Companies are clearly taking advantage of the large inventory of available space in many markets to make some big moves. Earlier this summer, for example, Ericsson announced that it would consolidate its Dallas-area operations within the former Nortel Networks campus in Richardson, Texas. The telecom firm had already leased 200,000 square feet at the campus. In addition to renewing that lease, Ericsson grabbed another 260,000 square feet of space. 
 
“That move was directly due to the availability of that large block of space that allowed the company to consolidate workers from multiple locations to one facility,” says Jacobs. The facility will now house about 2,500 employees, which makes Ericsson the fourth-largest employer in Richardson. The Nortel campus was also attractive because the space came equipped with some specialized buildout for R&D use. Having that infrastructure already in place allowed the firm to save a significant amount of money because they didn’t have to replicate that buildout in a new property, adds Jacobs. 
 
Companies certainly have a wide variety of available buildings to choose from these days.
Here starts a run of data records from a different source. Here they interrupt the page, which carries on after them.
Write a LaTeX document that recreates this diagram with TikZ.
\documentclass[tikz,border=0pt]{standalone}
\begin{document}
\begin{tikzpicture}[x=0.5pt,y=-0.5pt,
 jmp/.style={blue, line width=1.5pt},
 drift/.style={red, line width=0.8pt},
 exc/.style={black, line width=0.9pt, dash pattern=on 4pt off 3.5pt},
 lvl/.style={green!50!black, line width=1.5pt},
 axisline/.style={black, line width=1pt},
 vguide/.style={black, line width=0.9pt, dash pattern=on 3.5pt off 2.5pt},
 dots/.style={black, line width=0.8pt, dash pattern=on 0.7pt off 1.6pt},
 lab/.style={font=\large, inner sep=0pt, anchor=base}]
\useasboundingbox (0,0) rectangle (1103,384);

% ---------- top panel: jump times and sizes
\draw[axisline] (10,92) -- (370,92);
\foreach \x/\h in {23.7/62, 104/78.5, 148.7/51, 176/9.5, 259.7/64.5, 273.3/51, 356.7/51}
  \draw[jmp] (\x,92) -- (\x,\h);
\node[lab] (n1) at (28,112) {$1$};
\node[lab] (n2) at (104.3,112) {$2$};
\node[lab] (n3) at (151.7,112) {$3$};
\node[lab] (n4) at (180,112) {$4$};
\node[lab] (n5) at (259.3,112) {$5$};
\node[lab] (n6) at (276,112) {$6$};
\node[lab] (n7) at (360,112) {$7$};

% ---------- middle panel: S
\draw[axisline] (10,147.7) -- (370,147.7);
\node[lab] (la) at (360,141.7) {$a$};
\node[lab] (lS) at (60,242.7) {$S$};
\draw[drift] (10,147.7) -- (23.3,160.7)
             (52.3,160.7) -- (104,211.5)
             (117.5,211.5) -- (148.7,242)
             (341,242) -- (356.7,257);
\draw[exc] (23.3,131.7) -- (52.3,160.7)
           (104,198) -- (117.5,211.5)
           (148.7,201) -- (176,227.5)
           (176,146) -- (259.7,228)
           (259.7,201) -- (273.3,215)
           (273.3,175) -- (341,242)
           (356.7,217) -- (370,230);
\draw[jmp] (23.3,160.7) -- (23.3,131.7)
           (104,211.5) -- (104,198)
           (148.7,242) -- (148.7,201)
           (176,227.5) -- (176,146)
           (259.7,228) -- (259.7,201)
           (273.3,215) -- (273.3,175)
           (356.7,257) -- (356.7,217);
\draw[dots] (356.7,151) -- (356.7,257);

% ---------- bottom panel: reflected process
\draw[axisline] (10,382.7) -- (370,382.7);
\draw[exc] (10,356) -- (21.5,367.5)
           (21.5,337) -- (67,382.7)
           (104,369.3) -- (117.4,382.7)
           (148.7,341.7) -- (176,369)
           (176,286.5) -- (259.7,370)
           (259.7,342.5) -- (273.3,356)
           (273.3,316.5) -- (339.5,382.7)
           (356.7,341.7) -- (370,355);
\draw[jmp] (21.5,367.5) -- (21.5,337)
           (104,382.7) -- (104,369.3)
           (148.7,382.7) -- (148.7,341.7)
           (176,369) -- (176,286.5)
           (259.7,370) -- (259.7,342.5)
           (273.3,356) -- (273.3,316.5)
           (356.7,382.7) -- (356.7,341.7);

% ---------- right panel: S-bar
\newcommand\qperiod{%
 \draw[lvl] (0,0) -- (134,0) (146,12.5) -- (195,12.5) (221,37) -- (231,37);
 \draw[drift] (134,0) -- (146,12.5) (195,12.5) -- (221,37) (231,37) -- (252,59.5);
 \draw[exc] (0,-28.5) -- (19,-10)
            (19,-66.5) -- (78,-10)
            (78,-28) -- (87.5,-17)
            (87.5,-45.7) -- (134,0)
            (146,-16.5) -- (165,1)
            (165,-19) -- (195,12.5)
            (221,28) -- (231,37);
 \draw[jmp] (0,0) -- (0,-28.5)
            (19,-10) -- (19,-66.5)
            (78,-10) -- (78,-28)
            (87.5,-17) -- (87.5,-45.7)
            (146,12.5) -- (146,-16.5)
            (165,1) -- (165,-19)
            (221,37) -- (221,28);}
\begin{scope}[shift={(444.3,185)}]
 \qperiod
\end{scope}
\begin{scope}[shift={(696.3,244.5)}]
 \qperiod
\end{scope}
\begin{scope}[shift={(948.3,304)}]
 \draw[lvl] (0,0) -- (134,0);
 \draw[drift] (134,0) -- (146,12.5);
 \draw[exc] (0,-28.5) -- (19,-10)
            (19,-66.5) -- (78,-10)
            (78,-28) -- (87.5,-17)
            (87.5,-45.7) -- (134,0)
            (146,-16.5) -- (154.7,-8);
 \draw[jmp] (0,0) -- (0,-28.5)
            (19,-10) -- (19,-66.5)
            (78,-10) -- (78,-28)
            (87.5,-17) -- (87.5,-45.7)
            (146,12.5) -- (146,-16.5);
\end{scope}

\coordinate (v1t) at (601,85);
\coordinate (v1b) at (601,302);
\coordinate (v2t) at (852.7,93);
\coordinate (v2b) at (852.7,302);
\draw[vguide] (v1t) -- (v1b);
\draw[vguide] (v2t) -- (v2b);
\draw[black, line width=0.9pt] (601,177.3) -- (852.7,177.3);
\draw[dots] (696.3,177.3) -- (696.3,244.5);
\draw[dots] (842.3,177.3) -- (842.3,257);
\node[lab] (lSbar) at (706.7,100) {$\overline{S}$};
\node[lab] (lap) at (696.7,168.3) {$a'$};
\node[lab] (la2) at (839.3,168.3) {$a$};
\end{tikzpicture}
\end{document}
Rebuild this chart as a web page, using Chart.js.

National office vacancies reached 17.3 percent in the second quarter, while the industrial vacancy rate declined slightly to 9.8 percent, according to data from Grubb & Ellis. Further, that surplus supply of space that still exists in many markets can translate into significant savings. Companies are still finding steeply discounted rents among distressed properties that are vacant or operating with high vacancies. 
 
Asking rents for suburban office space have dropped 10 percent from a peak of $29.33 per square foot in 2008 to $26.93 in the second quarter. Asking rents for general industrial space have been discounted 14 percent from a peak of $5.75 in 2008 to $4.96 in second the quarter, according to Grubb & Ellis. Shovel-Ready Sites
 
The dip in construction activity in recent years also has produced a bigger inventory of building sites. Speed can be a big selling point when it comes to sparking activity. Companies want more than a raw piece of land. They want a shovel-ready site where development won’t get mired in a lengthy approval or preparation process. Most shovel-ready sites have already moved down the path in terms of securing entitlements, land assembly, and environmental remediation. 
 
“We have found that certainty of move-in date is a very important consideration to prospective tenants. So having a site that is shovel-ready is a definite advantage,” says Lyneir Richardson, CEO of Brick City Development Corp. (BCDC) in Newark, N.J. In fact, the BCDC is using shovel-ready sites as a critical component in its economic development strategy. The BCDC is aggressively working to market and lease industrial sites that are “actionable” and attractive. For example, the BCDC is marketing a site in the city to distribution companies. The city-owned site is accessible via several major thoroughfares and also is located minutes from downtown Newark, the seaport, and Newark Liberty International Airport. One of the steps that the BCDC took to prepare the shovel-ready site was to help fill a financing gap by successfully applying for an $800,000 grant through the U.S. Department of Health and Human Service’s Community Economic Development (CED) program that can assist in completing the development.
 
It is easy to see why shovel-ready sites are attractive to companies, because having those preliminary steps completed can shave months — even years — off a development schedule. An environmental remediation alone can take two to three years to complete. Particularly in urban areas, it is difficult to find sites that don’t have entanglements such as an existing building that needs to be razed or a brownfield site that needs cleanup work.
 
Economic development agencies are making a strategic effort to remove hurdles so that an available site becomes closer to development-ready, and ultimately is more attractive to firms looking at relocation or expansion options. “In our city, we have six to eight industrial sites available at any given time that we market as development-ready or shovel-ready,” says Brick City’s Richardson. “That means a company that is ready to move quickly on a new build-to-suit can be up and running in its new facility in as little as 12 to 24 months.”